Ever since their fourth championship in 2018, it has been one long succession of disappointments and body blows to their fanbase, summed up by another winter of doing very little.
Lucas Giolito was the biggest arrival on a two-year, $38.5m deal, and then he blew out his elbow - and won't pitch for half of his contract. In the toughest division in baseball, the Red Sox have once again let an off-season sail by.
Boston Red Sox manager Alex Cora is already facing injuries with his pitching rotation in 2024
3) Los Angeles Angels
The only light at the end of the tunnel for the Halos is if the universe-altering revelation comes that, actually, Ohtani was a bad player to have on your team. Seems unlikely though, doesn't it?
And particularly unlikely that the Angels will end their decade-long postseason drought by replacing their two-way, all-world star with the small cast of veterans that make up their off-season spending.
Snell was linked, Dylan Cease was linked, Chapman was linked, and even a reunion with Ohtani was linked. But none came to fruition, and Mike Trout is now pretty much a one-man band.
4) Colorado Rockies
The Dodgers spent $1.2billion, the Giants $400m, the Padres got Cease to soften the blow of losing Soto and even the Diamondbacks added a few names as reigning National League champions.

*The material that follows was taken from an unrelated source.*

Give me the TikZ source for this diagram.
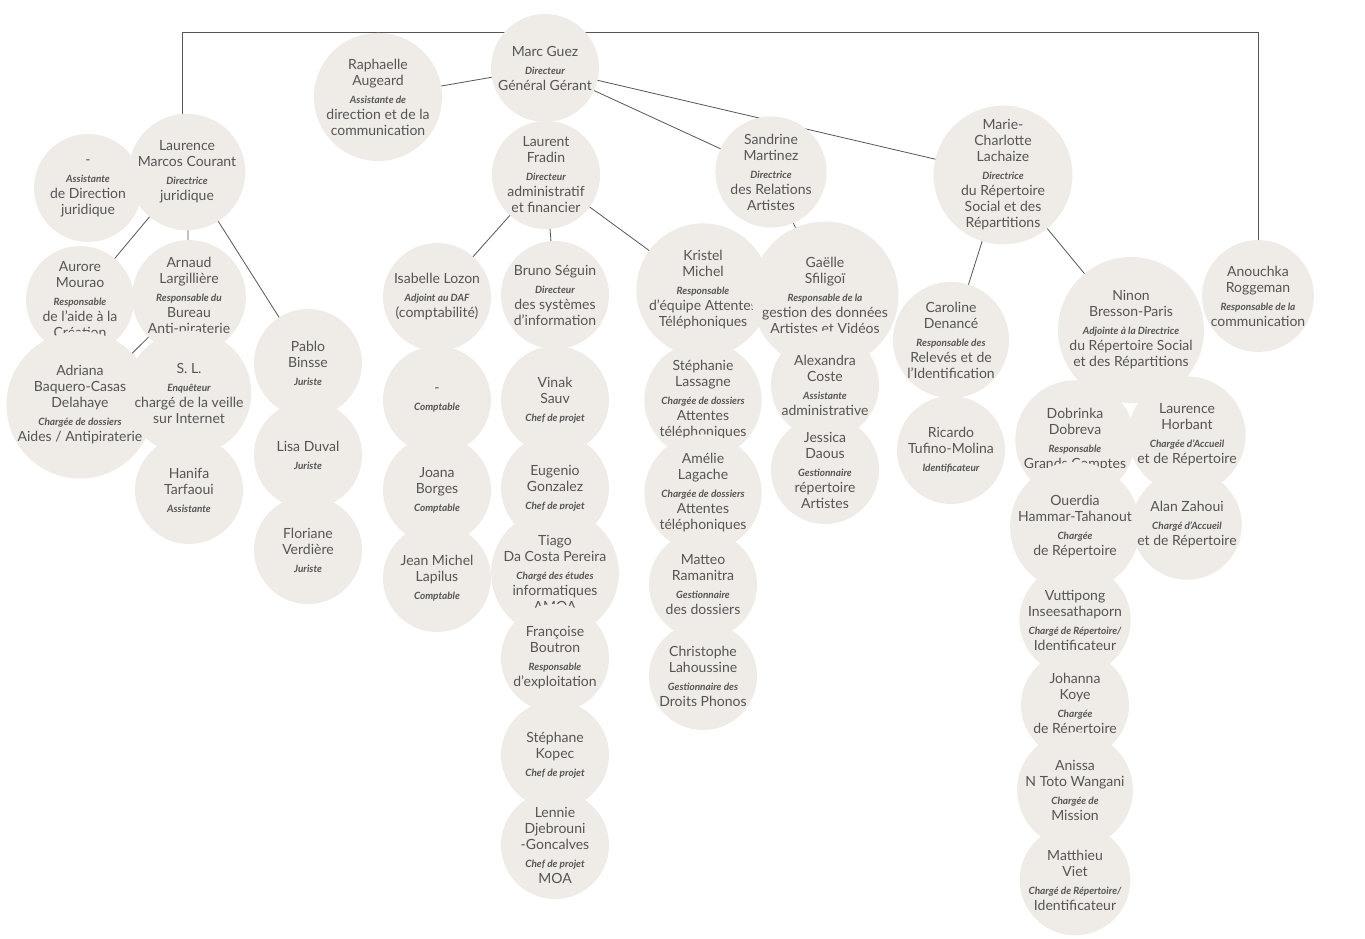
\documentclass[tikz,border=0pt]{standalone}
\usepackage{fontspec}
\setmainfont{Lato}
\definecolor{circ}{HTML}{EFEBE6}
\definecolor{txt}{HTML}{555555}
\definecolor{ln}{HTML}{555555}
\newcommand\NF{\fontsize{14}{16}\selectfont}
\newcommand\TF{\fontsize{10}{12.5}\selectfont\itshape\bfseries}
\newcommand\pp[2]{#1\\[2pt]\TF #2}
\pgfdeclarelayer{bg}\pgfsetlayers{bg,main}
\tikzset{p/.style={circle,fill=circ,minimum size=108pt,inner sep=0pt,align=center,text=txt,font=\NF},
edge/.style={draw=ln,line width=0.8pt}}
\begin{document}
\begin{tikzpicture}[x=1pt,y=-1pt]
\useasboundingbox (0,0) rectangle (1365,939);
\node[p] (marc) at (545,68) {\pp{Marc Guez}{Directeur\\Général Gérant}};
\node[p] (raph) at (378,97) {\pp{Raphaelle\\Augeard}{Assistante de\\direction et de la\\communication}};
\node[p] (lmc) at (187,172) {\pp{Laurence\\Marcos Courant}{Directrice\\juridique}};
\node[p] (ass) at (88,188) {\pp{-}{Assistante\\de Direction\\juridique}};
\node[p] (aur) at (80,300) {\pp{Aurore\\Mourao}{Responsable\\de l'aide à la\\Création}};
\node[p] (arn) at (189,297) {\pp{Arnaud\\Largillière}{Responsable du\\Bureau\\Anti-piraterie}};
\node[p] (adr) at (80,405) {\pp{Adriana\\Baquero-Casas\\Delahaye}{Chargée de dossiers\\Aides / Antipiraterie}};
\node[p] (sl) at (189,393) {\pp{S. L.}{Enquêteur\\chargé de la veille\\sur Internet}};
\node[p] (han) at (189,490) {\pp{Hanifa\\Tarfaoui}{Assistante}};
\node[p] (pab) at (308,363) {\pp{Pablo\\Binsse}{Juriste}};
\node[p] (lis) at (308,455) {\pp{Lisa Duval}{Juriste}};
\node[p] (flo) at (308,550) {\pp{Floriane\\Verdière}{Juriste}};
\node[p] (lau) at (546,175) {\pp{Laurent\\Fradin}{Directeur\\administratif\\et financier}};
\node[p] (isa) at (437,297) {\pp{Isabelle Lozon}{Adjoint au DAF\\(comptabilité)}};
\node[p] (cpt) at (437,400) {\pp{-}{Comptable}};
\node[p] (joa) at (437,490) {\pp{Joana\\Borges}{Comptable}};
\node[p] (jml) at (437,578) {\pp{Jean Michel\\Lapilus}{Comptable}};
\node[p] (bru) at (555,295) {\pp{Bruno Séguin}{Directeur\\des systèmes\\d'information}};
\node[p] (vin) at (555,400) {\pp{Vinak\\Sauv}{Chef de projet}};
\node[p] (eug) at (555,488) {\pp{Eugenio\\Gonzalez}{Chef de projet}};
\node[p] (tia) at (555,573) {\pp{Tiago\\Da Costa Pereira}{Chargé des études\\informatiques\\AMOA}};
\node[p] (fra) at (555,658) {\pp{Françoise\\Boutron}{Responsable\\d'exploitation}};
\node[p] (ste) at (555,755) {\pp{Stéphane\\Kopec}{Chef de projet}};
\node[p] (len) at (555,845) {\pp{Lennie\\Djebrouni\\-Goncalves}{Chef de projet\\MOA}};
\node[p] (kri) at (703,290) {\pp{Kristel\\Michel}{Responsable\\d'équipe Attentes\\Téléphoniques}};
\node[p] (sla) at (703,400) {\pp{Stéphanie\\Lassagne}{Chargée de dossiers\\Attentes\\téléphoniques}};
\node[p] (ame) at (703,493) {\pp{Amélie\\Lagache}{Chargée de dossiers\\Attentes\\téléphoniques}};
\node[p] (mat) at (703,585) {\pp{Matteo\\Ramanitra}{Gestionnaire\\des dossiers}};
\node[p] (chr) at (703,676) {\pp{Christophe\\Lahoussine}{Gestionnaire des\\Droits Phonos}};
\node[p] (san) at (771,172) {\pp{Sandrine\\Martinez}{Directrice\\des Relations\\Artistes}};
\node[p] (gae) at (825,295) {\pp{Gaëlle\\Sfiligoï}{Responsable de la\\gestion des données\\Artistes et Vidéos}};
\node[p] (ale) at (825,385) {\pp{Alexandra\\Coste}{Assistante\\administrative}};
\node[p] (jes) at (825,470) {\pp{Jessica\\Daous}{Gestionnaire\\répertoire\\Artistes}};
\node[p] (mcl) at (1003,175) {\pp{Marie-\\Charlotte\\Lachaize}{Directrice\\du Répertoire\\Social et des\\Répartitions}};
\node[p] (car) at (951,340) {\pp{Caroline\\Denancé}{Responsable des\\Relevés et de\\l'Identification}};
\node[p] (ric) at (951,450) {\pp{Ricardo\\Tufino-Molina}{Identificateur}};
\node[p] (nin) at (1131,330) {\pp{Ninon\\Bresson-Paris}{Adjointe à la Directrice\\du Répertoire Social\\et des Répartitions}};
\node[p] (dob) at (1075,440) {\pp{Dobrinka\\Dobreva}{Responsable\\Grands Comptes}};
\node[p] (lho) at (1187,435) {\pp{Laurence\\Horbant}{Chargée d'Accueil\\et de Répertoire}};
\node[p] (oue) at (1075,527) {\pp{Ouerdia\\Hammar-Tahanout}{Chargée\\de Répertoire}};
\node[p] (ala) at (1187,525) {\pp{Alan Zahoui}{Chargé d'Accueil\\et de Répertoire}};
\node[p] (vut) at (1075,620) {\pp{Vuttipong\\Inseesathaporn}{Chargé de Répertoire/\\Identificateur}};
\node[p] (joh) at (1075,705) {\pp{Johanna\\Koye}{Chargée\\de Répertoire}};
\node[p] (ani) at (1075,790) {\pp{Anissa\\N Toto Wangani}{Chargée de\\Mission}};
\node[p] (mtv) at (1075,880) {\pp{Matthieu\\Viet}{Chargé de Répertoire/\\Identificateur}};
\node[p] (ano) at (1258,296) {\pp{Anouchka\\Roggeman}{Responsable de la\\communication}};
\coordinate (bl) at (182,32);
\coordinate (br) at (1258,32);
\begin{pgfonlayer}{bg}
\draw[edge] (lmc.center -| bl) -- (bl) -- (br) -- (ano.center);
\foreach \a/\b in {marc/raph,marc/lau,marc/san,marc/mcl,lmc/aur,lmc/arn,lmc/pab,arn/adr,aur/adr,
lau/isa,lau/bru,lau/kri,isa/cpt,bru/vin,kri/sla,san/gae,mcl/car,mcl/nin,nin/dob,nin/lho}
  \draw[edge] (\a.center) -- (\b.center);
\end{pgfonlayer}
\end{tikzpicture}
\end{document}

The Rockies, very much the 'other' team in the NL West, are coming off a franchise-worst record of 59-103 last season, and still decided to keep things as they are.
It's very hard to see a road back even to respectability.
5) Chicago White Sox
It really was not long ago that the White Sox were an exciting, young core of talent. Even last year, they were favorites among many to win the AL Central.
But then they contrived to finish with their worst record for 53 years, and the bottom has now completely fallen out of the roster.
With Cease now in San Diego, there's Luis Robert Jnr, and there's not much else. In their division, it really wouldn't have taken much to build around Robert in the final four seasons left on his contract, but instead this is going to be another long, painful slog on the South Side.